Time for the next frontier. "In order to acclimate children to this new, more tolerant and loving reality, they need to be taught from an early age that two mommies are natural, two daddies are natural, men as women are natural, and women turning into men is natural. The best way to do that is through exposing children to these sexual realities from a very young age; in school, at the library, even via television programming for preschoolers". Larry, growing increasingly concerned, objects more strenuously. He is treated to invective and ridicule from all corners of the media, academia, and on social media. He is called a bigot. He is threatened with the loss of his job. He is told to shut up or else.
Instead of choosing to start a culture war based in bigotry, discrimination and cultural hegemony, Larry would have been better off trying to save the planet, which is about to be destroyed by climate change.

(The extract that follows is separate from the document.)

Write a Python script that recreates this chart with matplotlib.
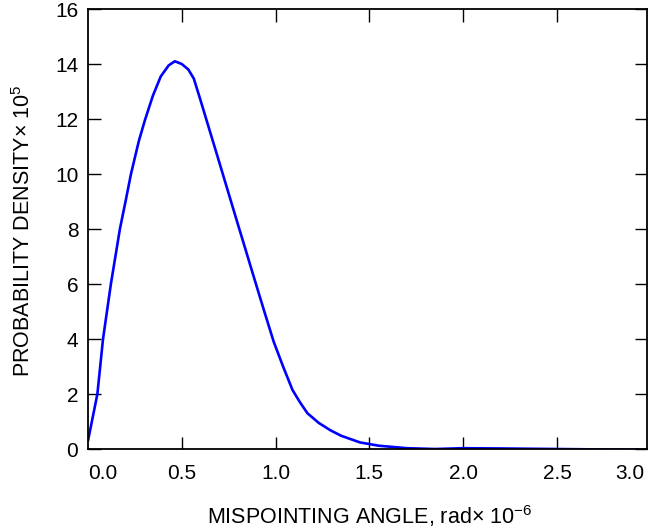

He hasn't even figured out yet that the teacher at school has been teaching his son Justin that he is an evil oppressor, and that his son's best friend from church, Michael, is being taught that he is the victim of Justin's evil oppression. When he objects, he'll be accused of selfishness for complaining that I set his house on fire when people in Guatemala are suffering under a corrupt and oppressive regime.
Larry needs to get his priorities straight instead of being distracted by stupid culture wars, our former President says to the parents whose daughter was violently assaulted by a gender fluid boy wearing a dress for admittance to the girl's bathroom.